The White House is not predicting a double-dip recession, but it has downgraded its economic forecast.
On Thursday, the White House budget office released its “mid-session review,” updated projections that reflect new policies and forecasts that occurred after the February budget.
Among the budget office’s revised predictions, according to CNN: The unemployment rate won't fall below 6 percent until 2017, two years later than was predicted in February. The Office of Management and Budget now expects the unemployment rate, currently 9.1 percent, to remain above 8.2 percent throughout next year.
The OMB report said that, due to a rise in oil prices, the Japanese earthquake in March, the debt ceiling debate and Europe’s debt crisis, “economic growth and job creation, while positive, have not been strong enough to bring down the unemployment rate to an acceptable level.”
The budget office report now predicts the economy will grow at a 1.7 percent rate this year, down from its 2.7 percent forecast in February. Growth is expected to be 2.6 percent next year and 3.5 percent in 2013. Annual GDP will also grow more slowly than the budget office previously thought – only a percentage point for this year, 2012 and 2013 – but pick up in 2015 and 2016.
On bright spot in the report, Agence France-Presse reports:
Owing to steep spending cuts and a better-than-expected rise in receipts, the country's huge fiscal deficit – which earned it a first-ever downgrade from ratings agency Standard & Poor's in August – will be only 8.8 percent of gross domestic product this year, compared to 10.9 percent anticipated in January.
The deficit will fall to 6.1 percent of GDP by next year and just 2.7 percent in 2014, the OMB forecast.
The report also examined the impact of the Bush-era tax cuts for the wealthiest Americans on the budget deficit, the Wall Street Journal reports:
Allowing the 2001 and 2003 tax cuts for the wealthiest Americans to expire, as the administration has sought, would increase revenue by $866 billion over the next 10 years, the report estimated.
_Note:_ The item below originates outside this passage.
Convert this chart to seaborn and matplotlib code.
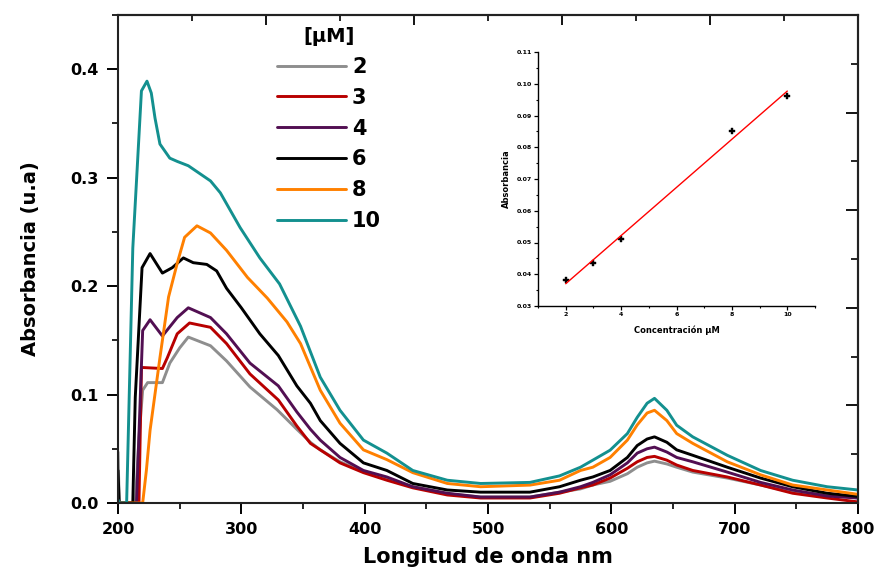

The government would also save $160 billion in interest costs because it wouldn't need to borrow as much.
"The President has consistently said that he will refuse to let these tax cuts be extended," the report stated.
"The review largely underscores the need to get back on a sustainable fiscal path and reinvest in economic growth and job creation," White House Budget Director Jacob Lew told the press.